Courtesy of Max's Positive Vibe Café
For more than a decade, a steady flow of love has been poured into Max's Positive Vibe Café. By the end of this year, the Positive Vibe Foundation estimates it will have put 1,000 graduates through the Forest Hill restaurant's employment training program for young students and people with disabilities, and, on Aug. 7 when the restaurant reopens, the Max's team will add a new kind of love to its labor: all-local.

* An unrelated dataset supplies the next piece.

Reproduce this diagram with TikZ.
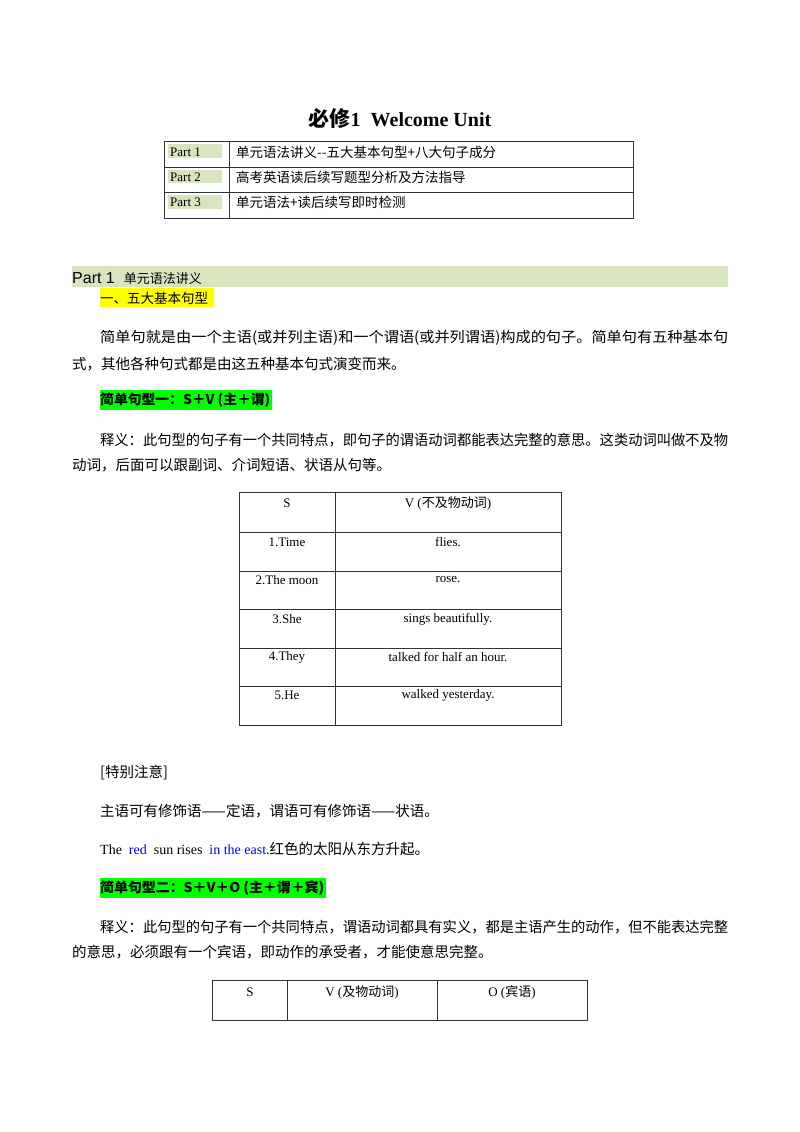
\documentclass[tikz,border=0pt]{standalone}
\usepackage{fontspec}
\usepackage{graphicx}
\setmainfont{Liberation Serif}
\setsansfont{Liberation Sans}
\newfontfamily\cjk{Noto Sans CJK SC}
\definecolor{barg}{HTML}{D7E4BD}
\definecolor{hlg}{HTML}{00FF00}
\definecolor{hly}{HTML}{FFFF00}
\definecolor{bl}{HTML}{0000FF}
\newcommand{\fitline}[1]{\resizebox{628pt}{\height}{#1}}
\begin{document}
\begin{tikzpicture}[x=1pt,y=-1pt,
  body/.style={anchor=west,inner sep=0pt,font=\fontsize{14.5}{16}\cjk},
  cell/.style={inner sep=0pt,font=\fontsize{13}{15}\selectfont},
  tl/.style={draw=black!80,line width=0.6pt}]
\useasboundingbox (0,0) rectangle (800,1132);
\fill[white] (0,0) rectangle (800,1132);
% title
\node[inner sep=0pt] (title) at (400,118) {\fontsize{20}{22}\selectfont\bfseries{\cjk\fontsize{21}{22}\selectfont 必修}1\ \ Welcome Unit};
% contents table
\fill[barg] (168,144) rectangle (222,158);
\fill[barg] (168,170) rectangle (222,183);
\fill[barg] (168,195) rectangle (222,209);
\draw[tl] (164,141) rectangle (633,218);
\draw[tl] (164,167) -- (633,167) (164,192) -- (633,192) (229,141) -- (229,218);
\node[cell,anchor=west] (p1) at (170,152) {Part 1};
\node[cell,anchor=west] (p2) at (170,177) {Part 2};
\node[cell,anchor=west] (p3) at (170,202) {Part 3};
\node[cell,anchor=west,font=\fontsize{13.5}{15}\cjk] (t1) at (236,152) {单元语法讲义--五大基本句型+八大句子成分};
\node[cell,anchor=west,font=\fontsize{13.5}{15}\cjk] (t2) at (236,177) {高考英语读后续写题型分析及方法指导};
\node[cell,anchor=west,font=\fontsize{13.5}{15}\cjk] (t3) at (236,202) {单元语法+读后续写即时检测};
% part bar
\fill[barg] (72,266) rectangle (728,287);
\node[anchor=base west,inner sep=0pt] (pb) at (72,283) {\fontsize{16}{18}\sffamily Part\ 1\ \ {\fontsize{13}{15}\cjk 单元语法讲义}};
\fill[hly] (100,288) rectangle (214,307);
\node[body,font=\fontsize{13.5}{15}\cjk] (h1) at (100,298) {一、五大基本句型};
% paragraph
\node[body] (l1) at (100,338) {\fitline{简单句就是由一个主语(或并列主语)和一个谓语(或并列谓语)构成的句子。简单句有五种基本句}};
\node[body] (l2) at (72,364) {式，其他各种句式都是由这五种基本句式演变而来。};
\fill[hlg] (100,390) rectangle (272,410);
\node[body,font=\fontsize{13.5}{15}\cjk\bfseries] (h2) at (100,400) {\resizebox{170pt}{\height}{简单句型一：S＋V (主＋谓)}};
\node[body] (l3) at (100,440) {\fitline{释义：此句型的句子有一个共同特点，即句子的谓语动词都能表达完整的意思。这类动词叫做不及物}};
\node[body] (l4) at (72,465) {动词，后面可以跟副词、介词短语、状语从句等。};
% table 1
\draw[tl] (239,492) rectangle (561,725);
\foreach \y in {532,571,609,648,686} \draw[tl] (239,\y) -- (561,\y);
\draw[tl] (335,492) -- (335,725);
\node[cell] (s0) at (287,503) {S};
\node[cell] (v0) at (448,503) {V ({\cjk 不及物动词})};
\node[cell] (s1) at (287,542) {1.Time};
\node[cell] (v1) at (448,542) {flies.};
\node[cell] (s2) at (287,580) {2.The moon};
\node[cell] (v2) at (448,580) {rose.};
\node[cell] (s3) at (287,619) {3.She};
\node[cell] (v3) at (448,619) {sings beautifully.};
\node[cell] (s4) at (287,657) {4.They};
\node[cell] (v4) at (448,657) {talked for half an hour.};
\node[cell] (s5) at (287,695) {5.He};
\node[cell] (v5) at (448,695) {walked yesterday.};
% notes
\node[body] (n1) at (100,773) {[特别注意]};
\node[body] (n2) at (100,811) {主语可有修饰语——定语，谓语可有修饰语——状语。};
\node[anchor=west,inner sep=0pt,font=\fontsize{14}{15}\selectfont] (n3) at (100,849) {The\ \ \textcolor{bl}{red}\ \ sun rises\ \ \textcolor{bl}{in the east}.{\cjk\fontsize{14.5}{15}\selectfont 红色的太阳从东方升起。}};
\fill[hlg] (100,878) rectangle (326,898);
\node[body,font=\fontsize{13.5}{15}\cjk\bfseries] (h3) at (100,888) {\resizebox{224pt}{\height}{简单句型二：S＋V＋O (主＋谓＋宾)}};
\node[body] (l5) at (100,927) {\fitline{释义：此句型的句子有一个共同特点，谓语动词都具有实义，都是主语产生的动作，但不能表达完整}};
\node[body] (l6) at (72,952) {的意思，必须跟有一个宾语，即动作的承受者，才能使意思完整。};
% table 2
\draw[tl] (212,980) rectangle (587,1020);
\draw[tl] (287,980) -- (287,1020) (437,980) -- (437,1020);
\node[cell] (a) at (250,992) {S};
\node[cell] (b) at (362,992) {V ({\cjk 及物动词})};
\node[cell] (c) at (512,992) {O ({\cjk 宾语})};
\end{tikzpicture}
\end{document}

“I sat down with the dang buffalo burger we’ve been selling — heck, since we opened 11 years ago — and then I tasted the fresh one and went, ‘Lord almighty!’ The difference is really pronounced," says executive director and general manager Garth Larcen. "It really is a better tasting meat and it was just time for us to do a little something different.”
The restaurant's retooling its menu, and its food focus, to revolve entirely around locally grown produce and locally raised meat. The dishes, Larcen says, will stay relatively the same otherwise. You'll still find the bevy of burgers — sporting everything from chili and cheddar to avocado-corn salsa with konrico — but the "buffalo" bison burgers will instead come fresh from Annie Oaks Bison Farm in Henrico, as opposed to frozen from a supplier in South Dakota, and the restaurant's grass-fed beef for burgers and sirloin steaks will be served courtesy of Leaping Waters Farm in Alleghany Springs. Fans of the salads, healthy comfort food and boxed lunches, fear not: they'll all remain in the restaurant's rotation, but with a little pep from Gary Whitecotton, the former executive chef of The Country Club of Virginia.
Whitecotton, a longtime collaborator who has helped organize food at the Positive Vibe Foundation's annual Coaches' Cook-Off, spent his summer vacation aiding the café in simplifying the menu since The Vibe's temporary stop-down, which began June 30. While he's kept the menu fairly similar but more simplistic, he has, apparently, added a marinated and grilled cauliflower steak, along with another dish or two, which are still in the works. On Aug. 7 the restaurant will return with a new paint job, some new kitchen equipment, and a focus on fresh.
"We’ve always done a little bit of [local sourcing], but on the beef side and on the bison side, we were always getting a product that wasn’t local or fresh and we have found sources now for that," says Larcen. "I mean, the flavor profile is so much better ... And we had a few things that were more chef-driven, and this is not going to be chef-driven. It’s going to be basic, simple food.”
The Positive Vibe training program will still function as it always has, and will usher in a new class of trainees next month. Proceeds from the café will continue to benefit the foundation, and you can help by eating for a good cause at the reopening, which will feature live music by local band The Taters.
Max's Positive Vibe Café is located at 2825 Hathaway Road in the Stratford Hills Shopping Center.